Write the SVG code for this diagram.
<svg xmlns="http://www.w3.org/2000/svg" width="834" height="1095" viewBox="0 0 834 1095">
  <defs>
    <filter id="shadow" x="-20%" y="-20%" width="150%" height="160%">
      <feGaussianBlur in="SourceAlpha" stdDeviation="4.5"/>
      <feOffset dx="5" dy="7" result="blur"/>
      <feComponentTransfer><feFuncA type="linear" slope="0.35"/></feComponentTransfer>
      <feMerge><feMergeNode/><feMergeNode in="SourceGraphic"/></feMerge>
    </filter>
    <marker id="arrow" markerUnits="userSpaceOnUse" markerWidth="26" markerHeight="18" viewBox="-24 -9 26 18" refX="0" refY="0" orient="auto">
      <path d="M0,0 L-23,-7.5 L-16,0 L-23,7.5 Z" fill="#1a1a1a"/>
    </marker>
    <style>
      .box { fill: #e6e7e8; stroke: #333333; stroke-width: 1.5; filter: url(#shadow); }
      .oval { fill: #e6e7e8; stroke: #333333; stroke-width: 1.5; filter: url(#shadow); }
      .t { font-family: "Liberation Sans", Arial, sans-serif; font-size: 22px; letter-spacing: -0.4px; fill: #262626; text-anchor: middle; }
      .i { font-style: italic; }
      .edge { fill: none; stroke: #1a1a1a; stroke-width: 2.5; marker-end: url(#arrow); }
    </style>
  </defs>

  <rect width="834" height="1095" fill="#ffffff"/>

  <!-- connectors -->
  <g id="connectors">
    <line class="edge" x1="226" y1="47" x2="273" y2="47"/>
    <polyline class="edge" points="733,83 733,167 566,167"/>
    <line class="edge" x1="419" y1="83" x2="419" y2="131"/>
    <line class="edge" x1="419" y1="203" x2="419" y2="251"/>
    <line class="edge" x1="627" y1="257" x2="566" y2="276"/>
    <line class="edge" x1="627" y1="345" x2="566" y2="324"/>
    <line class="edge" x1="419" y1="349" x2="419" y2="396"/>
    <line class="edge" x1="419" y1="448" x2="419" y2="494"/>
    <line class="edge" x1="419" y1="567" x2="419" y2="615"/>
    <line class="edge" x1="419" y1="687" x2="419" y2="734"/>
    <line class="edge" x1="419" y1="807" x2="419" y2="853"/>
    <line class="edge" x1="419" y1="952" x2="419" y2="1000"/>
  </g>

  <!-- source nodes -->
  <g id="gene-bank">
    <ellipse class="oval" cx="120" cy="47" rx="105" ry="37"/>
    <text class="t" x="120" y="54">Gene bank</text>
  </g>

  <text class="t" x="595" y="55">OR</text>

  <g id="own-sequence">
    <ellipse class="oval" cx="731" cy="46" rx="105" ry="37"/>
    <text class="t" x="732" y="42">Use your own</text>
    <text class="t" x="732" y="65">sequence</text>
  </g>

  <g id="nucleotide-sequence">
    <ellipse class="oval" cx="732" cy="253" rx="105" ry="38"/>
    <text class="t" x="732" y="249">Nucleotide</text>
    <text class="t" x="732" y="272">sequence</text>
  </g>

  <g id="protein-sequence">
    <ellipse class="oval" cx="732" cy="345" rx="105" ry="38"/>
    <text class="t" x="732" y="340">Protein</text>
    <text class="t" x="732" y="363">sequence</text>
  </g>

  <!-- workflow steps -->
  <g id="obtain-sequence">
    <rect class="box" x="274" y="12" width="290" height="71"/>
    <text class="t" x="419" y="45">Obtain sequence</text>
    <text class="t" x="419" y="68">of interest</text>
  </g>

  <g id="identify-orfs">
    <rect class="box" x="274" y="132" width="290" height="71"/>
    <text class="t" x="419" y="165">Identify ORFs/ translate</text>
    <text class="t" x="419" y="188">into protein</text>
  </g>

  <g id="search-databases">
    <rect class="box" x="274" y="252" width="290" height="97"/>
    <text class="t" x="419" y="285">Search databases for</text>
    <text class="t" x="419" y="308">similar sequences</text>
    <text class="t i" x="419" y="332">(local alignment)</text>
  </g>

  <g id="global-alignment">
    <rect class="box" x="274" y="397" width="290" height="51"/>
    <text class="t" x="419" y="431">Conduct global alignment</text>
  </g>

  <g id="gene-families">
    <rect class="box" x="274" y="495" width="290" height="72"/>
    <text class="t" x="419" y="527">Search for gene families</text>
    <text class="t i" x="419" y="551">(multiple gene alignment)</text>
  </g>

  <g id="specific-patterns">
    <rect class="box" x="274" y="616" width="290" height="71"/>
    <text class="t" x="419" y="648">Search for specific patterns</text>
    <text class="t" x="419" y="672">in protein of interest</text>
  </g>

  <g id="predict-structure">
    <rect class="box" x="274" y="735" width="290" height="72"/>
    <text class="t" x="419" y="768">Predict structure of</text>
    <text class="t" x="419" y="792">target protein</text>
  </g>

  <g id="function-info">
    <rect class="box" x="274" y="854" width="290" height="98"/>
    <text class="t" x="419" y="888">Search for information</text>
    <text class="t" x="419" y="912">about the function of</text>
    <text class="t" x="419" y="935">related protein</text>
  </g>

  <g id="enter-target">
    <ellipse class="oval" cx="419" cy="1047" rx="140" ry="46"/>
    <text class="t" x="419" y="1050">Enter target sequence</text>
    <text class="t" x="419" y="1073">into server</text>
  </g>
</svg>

·····

■ **STATED PROBLEM**: Type out the material again exactly as presented.

■ **CORRECT ANSWER**:
Write the SVG code for this diagram.
<svg xmlns="http://www.w3.org/2000/svg" width="834" height="1095" viewBox="0 0 834 1095">
  <defs>
    <filter id="shadow" x="-20%" y="-20%" width="150%" height="160%">
      <feGaussianBlur in="SourceAlpha" stdDeviation="4.5"/>
      <feOffset dx="5" dy="7" result="blur"/>
      <feComponentTransfer><feFuncA type="linear" slope="0.35"/></feComponentTransfer>
      <feMerge><feMergeNode/><feMergeNode in="SourceGraphic"/></feMerge>
    </filter>
    <marker id="arrow" markerUnits="userSpaceOnUse" markerWidth="26" markerHeight="18" viewBox="-24 -9 26 18" refX="0" refY="0" orient="auto">
      <path d="M0,0 L-23,-7.5 L-16,0 L-23,7.5 Z" fill="#1a1a1a"/>
    </marker>
    <style>
      .box { fill: #e6e7e8; stroke: #333333; stroke-width: 1.5; filter: url(#shadow); }
      .oval { fill: #e6e7e8; stroke: #333333; stroke-width: 1.5; filter: url(#shadow); }
      .t { font-family: "Liberation Sans", Arial, sans-serif; font-size: 22px; letter-spacing: -0.4px; fill: #262626; text-anchor: middle; }
      .i { font-style: italic; }
      .edge { fill: none; stroke: #1a1a1a; stroke-width: 2.5; marker-end: url(#arrow); }
    </style>
  </defs>

  <rect width="834" height="1095" fill="#ffffff"/>

  <!-- connectors -->
  <g id="connectors">
    <line class="edge" x1="226" y1="47" x2="273" y2="47"/>
    <polyline class="edge" points="733,83 733,167 566,167"/>
    <line class="edge" x1="419" y1="83" x2="419" y2="131"/>
    <line class="edge" x1="419" y1="203" x2="419" y2="251"/>
    <line class="edge" x1="627" y1="257" x2="566" y2="276"/>
    <line class="edge" x1="627" y1="345" x2="566" y2="324"/>
    <line class="edge" x1="419" y1="349" x2="419" y2="396"/>
    <line class="edge" x1="419" y1="448" x2="419" y2="494"/>
    <line class="edge" x1="419" y1="567" x2="419" y2="615"/>
    <line class="edge" x1="419" y1="687" x2="419" y2="734"/>
    <line class="edge" x1="419" y1="807" x2="419" y2="853"/>
    <line class="edge" x1="419" y1="952" x2="419" y2="1000"/>
  </g>

  <!-- source nodes -->
  <g id="gene-bank">
    <ellipse class="oval" cx="120" cy="47" rx="105" ry="37"/>
    <text class="t" x="120" y="54">Gene bank</text>
  </g>

  <text class="t" x="595" y="55">OR</text>

  <g id="own-sequence">
    <ellipse class="oval" cx="731" cy="46" rx="105" ry="37"/>
    <text class="t" x="732" y="42">Use your own</text>
    <text class="t" x="732" y="65">sequence</text>
  </g>

  <g id="nucleotide-sequence">
    <ellipse class="oval" cx="732" cy="253" rx="105" ry="38"/>
    <text class="t" x="732" y="249">Nucleotide</text>
    <text class="t" x="732" y="272">sequence</text>
  </g>

  <g id="protein-sequence">
    <ellipse class="oval" cx="732" cy="345" rx="105" ry="38"/>
    <text class="t" x="732" y="340">Protein</text>
    <text class="t" x="732" y="363">sequence</text>
  </g>

  <!-- workflow steps -->
  <g id="obtain-sequence">
    <rect class="box" x="274" y="12" width="290" height="71"/>
    <text class="t" x="419" y="45">Obtain sequence</text>
    <text class="t" x="419" y="68">of interest</text>
  </g>

  <g id="identify-orfs">
    <rect class="box" x="274" y="132" width="290" height="71"/>
    <text class="t" x="419" y="165">Identify ORFs/ translate</text>
    <text class="t" x="419" y="188">into protein</text>
  </g>

  <g id="search-databases">
    <rect class="box" x="274" y="252" width="290" height="97"/>
    <text class="t" x="419" y="285">Search databases for</text>
    <text class="t" x="419" y="308">similar sequences</text>
    <text class="t i" x="419" y="332">(local alignment)</text>
  </g>

  <g id="global-alignment">
    <rect class="box" x="274" y="397" width="290" height="51"/>
    <text class="t" x="419" y="431">Conduct global alignment</text>
  </g>

  <g id="gene-families">
    <rect class="box" x="274" y="495" width="290" height="72"/>
    <text class="t" x="419" y="527">Search for gene families</text>
    <text class="t i" x="419" y="551">(multiple gene alignment)</text>
  </g>

  <g id="specific-patterns">
    <rect class="box" x="274" y="616" width="290" height="71"/>
    <text class="t" x="419" y="648">Search for specific patterns</text>
    <text class="t" x="419" y="672">in protein of interest</text>
  </g>

  <g id="predict-structure">
    <rect class="box" x="274" y="735" width="290" height="72"/>
    <text class="t" x="419" y="768">Predict structure of</text>
    <text class="t" x="419" y="792">target protein</text>
  </g>

  <g id="function-info">
    <rect class="box" x="274" y="854" width="290" height="98"/>
    <text class="t" x="419" y="888">Search for information</text>
    <text class="t" x="419" y="912">about the function of</text>
    <text class="t" x="419" y="935">related protein</text>
  </g>

  <g id="enter-target">
    <ellipse class="oval" cx="419" cy="1047" rx="140" ry="46"/>
    <text class="t" x="419" y="1050">Enter target sequence</text>
    <text class="t" x="419" y="1073">into server</text>
  </g>
</svg>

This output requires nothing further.